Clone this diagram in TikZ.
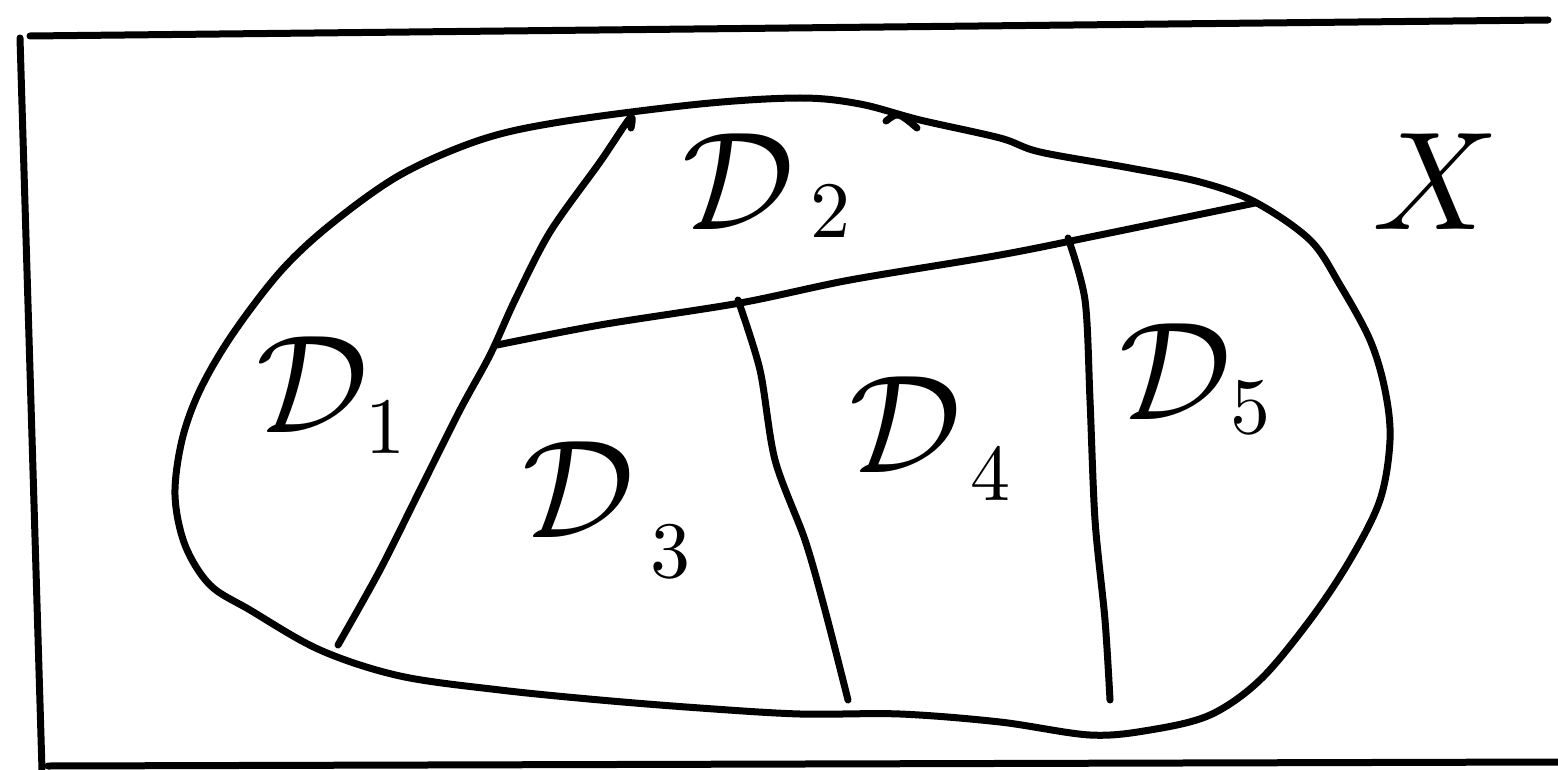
\documentclass[tikz,border=0pt]{standalone}
\usepackage{amsmath}
\begin{document}
\begin{tikzpicture}[x=1pt,y=-1pt,
  stroke/.style={line width=7pt,line cap=round,line join=round},
  lbl/.style={scale=14,inner sep=0pt},
  sub/.style={scale=8,inner sep=0pt}]
\useasboundingbox (0,0) rectangle (1558,770);
% frame
\draw[stroke] (30,36) -- (1548,20);
\draw[stroke] (20,38) -- (42,770);
\draw[stroke] (48,766) -- (1558,762);
% blob
\draw[stroke] plot[smooth cycle,tension=0.55] coordinates {
 (560,122) (700,104) (800,98) (860,104) (920,120) (1000,138) (1040,152)
 (1130,168) (1200,182) (1255,202) (1310,240) (1340,285) (1370,340)
 (1385,390) (1390,440) (1380,500) (1350,560) (1310,620) (1260,680)
 (1210,715) (1150,730) (1090,735) (1000,722) (900,714) (800,714)
 (700,708) (600,700) (500,690) (400,676) (320,650) (250,610) (210,585)
 (185,545) (175,495) (182,440) (200,390) (232,335) (280,272) (330,225)
 (400,175) (480,140)};
% small tick at top
\draw[stroke] (886,121) .. controls (898,112) .. (917,128);
% partition lines
\draw[stroke] plot[smooth,tension=0.5] coordinates {
 (631,128) (630,118) (600,162) (550,232) (515,300) (490,355) (460,410)
 (420,490) (380,570) (338,645)};
\draw[stroke] plot[smooth,tension=0.5] coordinates {
 (497,345) (600,325) (740,303) (850,280) (1000,255) (1100,235) (1255,203)};
\draw[stroke] plot[smooth,tension=0.5] coordinates {
 (738,300) (760,370) (775,460) (805,540) (825,610) (848,700)};
\draw[stroke] plot[smooth,tension=0.5] coordinates {
 (1068,238) (1085,300) (1090,400) (1095,520) (1105,620) (1110,700)};
% labels
\node[lbl] (d1) at (312,385) {$\mathcal{D}$};
\node[sub] (s1) at (385,428) {$1$};
\node[lbl] (d2) at (738,182) {$\mathcal{D}$};
\node[sub] (s2) at (830,212) {$2$};
\node[lbl] (d3) at (578,490) {$\mathcal{D}$};
\node[sub] (s3) at (670,552) {$3$};
\node[lbl] (d4) at (905,425) {$\mathcal{D}$};
\node[sub] (s4) at (990,475) {$4$};
\node[lbl] (d5) at (1175,372) {$\mathcal{D}$};
\node[sub] (s5) at (1250,408) {$5$};
\node[lbl] (X) at (1436,182) {$X$};
\end{tikzpicture}
\end{document}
..........
## Task brief
Without the pictures, output the full listing exactly as it stands.

## Output of the task
Clone this diagram in TikZ.
\documentclass[tikz,border=0pt]{standalone}
\usepackage{amsmath}
\begin{document}
\begin{tikzpicture}[x=1pt,y=-1pt,
  stroke/.style={line width=7pt,line cap=round,line join=round},
  lbl/.style={scale=14,inner sep=0pt},
  sub/.style={scale=8,inner sep=0pt}]
\useasboundingbox (0,0) rectangle (1558,770);
% frame
\draw[stroke] (30,36) -- (1548,20);
\draw[stroke] (20,38) -- (42,770);
\draw[stroke] (48,766) -- (1558,762);
% blob
\draw[stroke] plot[smooth cycle,tension=0.55] coordinates {
 (560,122) (700,104) (800,98) (860,104) (920,120) (1000,138) (1040,152)
 (1130,168) (1200,182) (1255,202) (1310,240) (1340,285) (1370,340)
 (1385,390) (1390,440) (1380,500) (1350,560) (1310,620) (1260,680)
 (1210,715) (1150,730) (1090,735) (1000,722) (900,714) (800,714)
 (700,708) (600,700) (500,690) (400,676) (320,650) (250,610) (210,585)
 (185,545) (175,495) (182,440) (200,390) (232,335) (280,272) (330,225)
 (400,175) (480,140)};
% small tick at top
\draw[stroke] (886,121) .. controls (898,112) .. (917,128);
% partition lines
\draw[stroke] plot[smooth,tension=0.5] coordinates {
 (631,128) (630,118) (600,162) (550,232) (515,300) (490,355) (460,410)
 (420,490) (380,570) (338,645)};
\draw[stroke] plot[smooth,tension=0.5] coordinates {
 (497,345) (600,325) (740,303) (850,280) (1000,255) (1100,235) (1255,203)};
\draw[stroke] plot[smooth,tension=0.5] coordinates {
 (738,300) (760,370) (775,460) (805,540) (825,610) (848,700)};
\draw[stroke] plot[smooth,tension=0.5] coordinates {
 (1068,238) (1085,300) (1090,400) (1095,520) (1105,620) (1110,700)};
% labels
\node[lbl] (d1) at (312,385) {$\mathcal{D}$};
\node[sub] (s1) at (385,428) {$1$};
\node[lbl] (d2) at (738,182) {$\mathcal{D}$};
\node[sub] (s2) at (830,212) {$2$};
\node[lbl] (d3) at (578,490) {$\mathcal{D}$};
\node[sub] (s3) at (670,552) {$3$};
\node[lbl] (d4) at (905,425) {$\mathcal{D}$};
\node[sub] (s4) at (990,475) {$4$};
\node[lbl] (d5) at (1175,372) {$\mathcal{D}$};
\node[sub] (s5) at (1250,408) {$5$};
\node[lbl] (X) at (1436,182) {$X$};
\end{tikzpicture}
\end{document}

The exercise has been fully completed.